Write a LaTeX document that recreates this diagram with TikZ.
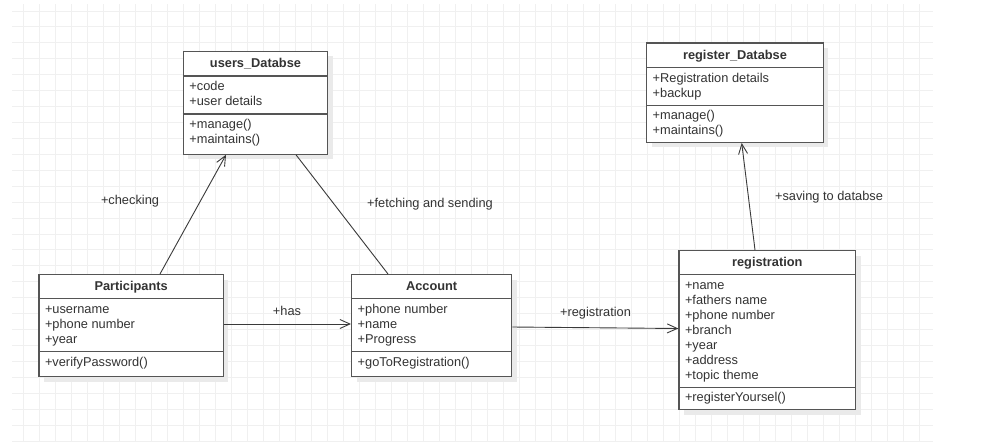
\documentclass[tikz,border=0pt]{standalone}
\usepackage{fontspec}
\setmainfont{Liberation Sans}
\usetikzlibrary{arrows.meta,shadows}

\definecolor{gridc}{HTML}{F0F0F0}
\definecolor{ink}{HTML}{333333}
\definecolor{edgec}{HTML}{555555}
\definecolor{wire}{HTML}{3A3A3A}
\definecolor{shadec}{HTML}{EAEAEA}

\tikzset{
  classbox/.style={draw=edgec, line width=1.3pt, fill=white, anchor=north west,
    inner sep=0pt, drop shadow={shadow xshift=5pt, shadow yshift=-5pt, fill=shadec, opacity=1}},
  divider/.style={draw=edgec, line width=1.3pt},
  txt/.style={text=ink, inner sep=0pt, font=\fontsize{12.8}{15}\selectfont},
  titletxt/.style={txt, anchor=base, font=\fontsize{12.8}{15}\selectfont\bfseries},
  membertxt/.style={txt, anchor=base west},
  lbl/.style={txt, anchor=base},
  assoc/.style={draw=wire, line width=0.9pt},
  navarrow/.style={assoc, -{Straight Barb[length=10pt,width=9pt,line width=0.9pt]}},
}

% #1 name, #2 top-left corner, #3 width, #4 height,
% #5 title row height, #6 offset of the methods divider,
% #7 title, #8 attributes, #9 methods
\newcommand\umlclass[9]{%
  \node[classbox, minimum width=#3pt, minimum height=#4pt] (#1) at #2 {};
  \draw[divider] ([yshift=-#5pt]#1.north west) -- ([yshift=-#5pt]#1.north east);
  \draw[divider] ([yshift=-#6pt]#1.north west) -- ([yshift=-#6pt]#1.north east);
  \node[titletxt] (#1-title) at ([yshift={-(#5/2+4.6)*1pt}]#1.north) {#7};
  \foreach \t [count=\i] in {#8}
    \node[membertxt] (#1-a\i) at ([xshift=6.5pt, yshift={-(#5+14.7+15*(\i-1))*1pt}]#1.north west) {\t};
  \foreach \t [count=\i] in {#9}
    \node[membertxt] (#1-m\i) at ([xshift=6.5pt, yshift={-(#6+14.5+15*(\i-1))*1pt}]#1.north west) {\t};
}

\begin{document}
\begin{tikzpicture}[x=1pt, y=-1pt]
  \useasboundingbox (0,0) rectangle (984,442);
  \fill[white] (0,0) rectangle (984,442);

  % background grid
  \foreach \k in {0,...,56}
    \draw[gridc, line width=0.9pt] (23+16*\k,4) -- (23+16*\k,442);
  \foreach \k in {0,...,27}
    \draw[gridc, line width=0.9pt] (12,11+15.926*\k) -- (933,11+15.926*\k);

  % classes
  \umlclass{users}{(182.7,50.7)}{144.3}{102.8}{25.3}{63.3}{users\_Databse}
    {{+code},{+user details}}{{+manage()},{+maintains()}}
  \umlclass{regdb}{(646,42.3)}{176.7}{99.4}{25}{63}{register\_Databse}
    {{+Registration details},{+backup}}{{+manage()},{+maintains()}}
  \umlclass{part}{(38.3,274)}{184.4}{102}{24.3}{77.7}{Participants}
    {{+username},{+phone number},{+year}}{{+verifyPassword()}}
  \umlclass{acc}{(351,274)}{160}{102}{24.3}{77.7}{Account}
    {{+phone number},{+name},{+Progress}}{{+goToRegistration()}}
  \umlclass{reg}{(678.3,250)}{176.7}{159}{24.3}{137.3}{registration}
    {{+name},{+fathers name},{+phone number},{+branch},{+year},{+address},{+topic theme}}
    {{+registerYoursel()}}

  % associations
  \draw[navarrow] ([xshift=121.7pt]part.north west) -- ([xshift=43.3pt]users.south west);
  \draw[assoc] ([xshift=113.3pt]users.south west) -- ([xshift=37pt]acc.north west);
  \draw[navarrow] ([yshift=-50pt]part.north east) -- ([yshift=-50pt]acc.north west);
  \draw[navarrow] ([yshift=-53pt]acc.north east) -- ([yshift=-78.5pt]reg.north west);
  \draw[navarrow] ([xshift=76.7pt]reg.north west) -- ([xshift=95.7pt]regdb.south west);

  % association labels
  \node[lbl] (l-check) at (130,204.5) {+checking};
  \node[lbl] (l-fetch) at (430,207.5) {+fetching and sending};
  \node[lbl] (l-has)   at (287,315.5) {+has};
  \node[lbl] (l-reg)   at (595.5,316.5) {+registration};
  \node[lbl] (l-save)  at (829,200.5) {+saving to databse};
\end{tikzpicture}
\end{document}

======

Work instructions - Restate the data above word for word. Do not include the images.

Exercise result -
Write a LaTeX document that recreates this diagram with TikZ.
\documentclass[tikz,border=0pt]{standalone}
\usepackage{fontspec}
\setmainfont{Liberation Sans}
\usetikzlibrary{arrows.meta,shadows}

\definecolor{gridc}{HTML}{F0F0F0}
\definecolor{ink}{HTML}{333333}
\definecolor{edgec}{HTML}{555555}
\definecolor{wire}{HTML}{3A3A3A}
\definecolor{shadec}{HTML}{EAEAEA}

\tikzset{
  classbox/.style={draw=edgec, line width=1.3pt, fill=white, anchor=north west,
    inner sep=0pt, drop shadow={shadow xshift=5pt, shadow yshift=-5pt, fill=shadec, opacity=1}},
  divider/.style={draw=edgec, line width=1.3pt},
  txt/.style={text=ink, inner sep=0pt, font=\fontsize{12.8}{15}\selectfont},
  titletxt/.style={txt, anchor=base, font=\fontsize{12.8}{15}\selectfont\bfseries},
  membertxt/.style={txt, anchor=base west},
  lbl/.style={txt, anchor=base},
  assoc/.style={draw=wire, line width=0.9pt},
  navarrow/.style={assoc, -{Straight Barb[length=10pt,width=9pt,line width=0.9pt]}},
}

% #1 name, #2 top-left corner, #3 width, #4 height,
% #5 title row height, #6 offset of the methods divider,
% #7 title, #8 attributes, #9 methods
\newcommand\umlclass[9]{%
  \node[classbox, minimum width=#3pt, minimum height=#4pt] (#1) at #2 {};
  \draw[divider] ([yshift=-#5pt]#1.north west) -- ([yshift=-#5pt]#1.north east);
  \draw[divider] ([yshift=-#6pt]#1.north west) -- ([yshift=-#6pt]#1.north east);
  \node[titletxt] (#1-title) at ([yshift={-(#5/2+4.6)*1pt}]#1.north) {#7};
  \foreach \t [count=\i] in {#8}
    \node[membertxt] (#1-a\i) at ([xshift=6.5pt, yshift={-(#5+14.7+15*(\i-1))*1pt}]#1.north west) {\t};
  \foreach \t [count=\i] in {#9}
    \node[membertxt] (#1-m\i) at ([xshift=6.5pt, yshift={-(#6+14.5+15*(\i-1))*1pt}]#1.north west) {\t};
}

\begin{document}
\begin{tikzpicture}[x=1pt, y=-1pt]
  \useasboundingbox (0,0) rectangle (984,442);
  \fill[white] (0,0) rectangle (984,442);

  % background grid
  \foreach \k in {0,...,56}
    \draw[gridc, line width=0.9pt] (23+16*\k,4) -- (23+16*\k,442);
  \foreach \k in {0,...,27}
    \draw[gridc, line width=0.9pt] (12,11+15.926*\k) -- (933,11+15.926*\k);

  % classes
  \umlclass{users}{(182.7,50.7)}{144.3}{102.8}{25.3}{63.3}{users\_Databse}
    {{+code},{+user details}}{{+manage()},{+maintains()}}
  \umlclass{regdb}{(646,42.3)}{176.7}{99.4}{25}{63}{register\_Databse}
    {{+Registration details},{+backup}}{{+manage()},{+maintains()}}
  \umlclass{part}{(38.3,274)}{184.4}{102}{24.3}{77.7}{Participants}
    {{+username},{+phone number},{+year}}{{+verifyPassword()}}
  \umlclass{acc}{(351,274)}{160}{102}{24.3}{77.7}{Account}
    {{+phone number},{+name},{+Progress}}{{+goToRegistration()}}
  \umlclass{reg}{(678.3,250)}{176.7}{159}{24.3}{137.3}{registration}
    {{+name},{+fathers name},{+phone number},{+branch},{+year},{+address},{+topic theme}}
    {{+registerYoursel()}}

  % associations
  \draw[navarrow] ([xshift=121.7pt]part.north west) -- ([xshift=43.3pt]users.south west);
  \draw[assoc] ([xshift=113.3pt]users.south west) -- ([xshift=37pt]acc.north west);
  \draw[navarrow] ([yshift=-50pt]part.north east) -- ([yshift=-50pt]acc.north west);
  \draw[navarrow] ([yshift=-53pt]acc.north east) -- ([yshift=-78.5pt]reg.north west);
  \draw[navarrow] ([xshift=76.7pt]reg.north west) -- ([xshift=95.7pt]regdb.south west);

  % association labels
  \node[lbl] (l-check) at (130,204.5) {+checking};
  \node[lbl] (l-fetch) at (430,207.5) {+fetching and sending};
  \node[lbl] (l-has)   at (287,315.5) {+has};
  \node[lbl] (l-reg)   at (595.5,316.5) {+registration};
  \node[lbl] (l-save)  at (829,200.5) {+saving to databse};
\end{tikzpicture}
\end{document}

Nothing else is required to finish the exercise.